Management reiterated that Australia is a multi-year, roughly four-year transformation. Bui said that timeline reflects the pace of converting the store base—about 400 stores at roughly 100 per year—and building a strong assortment of Dollarama SKUs. Rossy said stores will convert to the Dollarama banner once they reflect the company’s value proposition in both offering and shopping experience.

Guidance context, supply chain risks, and capital returns

Management said the macroeconomic and geopolitical backdrop remains uncertain. Rossy pointed to ripple effects from the conflict in the Middle East, including rising transportation, production, raw material, and inbound and outbound logistics costs tied to higher oil prices. He said Dollarama remains “highly disciplined as price followers,” passing on price increases only when necessary while protecting its year-round value proposition.

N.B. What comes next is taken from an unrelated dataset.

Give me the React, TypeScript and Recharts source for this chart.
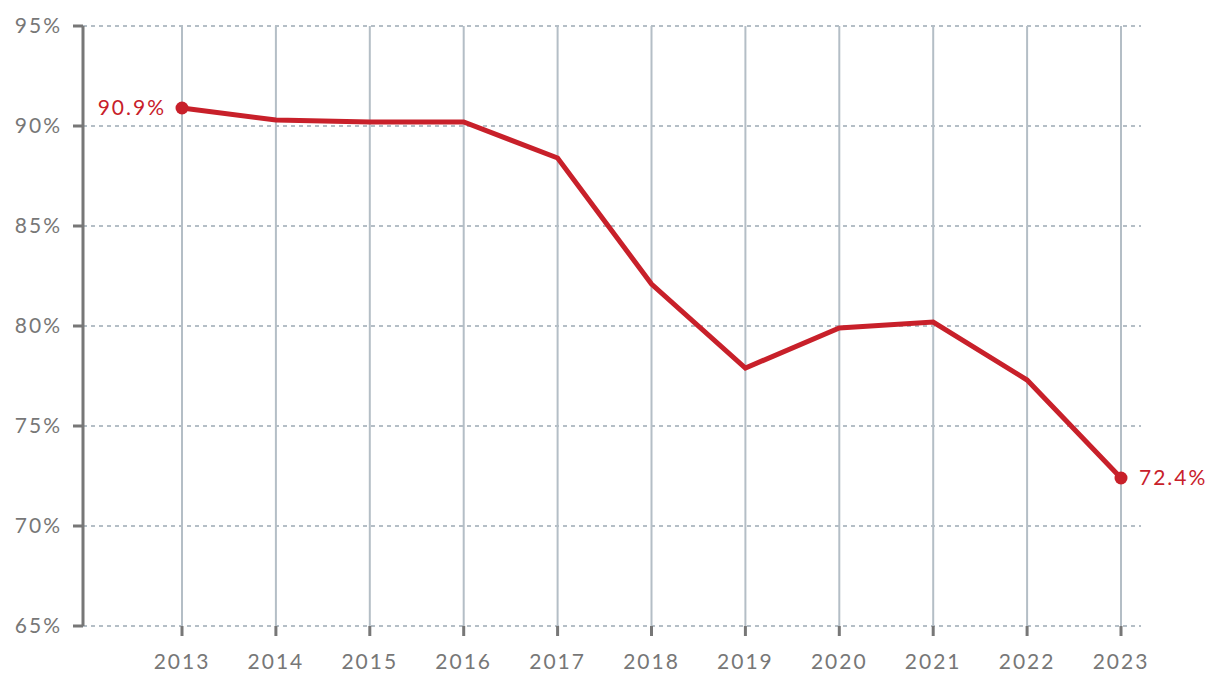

In response to analysts, Bui said some of the emerging transportation and product cost pressures are reflected in the fiscal 2027 Canadian gross margin guidance, but warned that a prolonged or worsening situation could have negative consequences for margins across the industry.

On capital returns, Bui said Dollarama repurchased more than 4.4 million shares for cancellation in fiscal 2026 for CAD 834.2 million. The company also announced a 13.4% increase to its quarterly cash dividend to CAD 0.12 per share.

Looking ahead, management said it intends to continue balancing capital allocation between growth in Canada and Latin America and the Australian transformation, while directing the majority of excess cash to share buybacks and dividends, subject to quarterly board approval.

About Dollarama TSE: DOL

Dollarama Inc is a Canada-based company principally engaged in operating discount retail stores. The company provides a broad range of everyday consumer products, general merchandise, and seasonal items, with merchandise at low fixed price points. General merchandise and consumer products jointly account for the majority of the company's product offerings. The company's stores are throughout Canada, generally located in convenient locations, such as metropolitan areas, midsize cities, and small towns.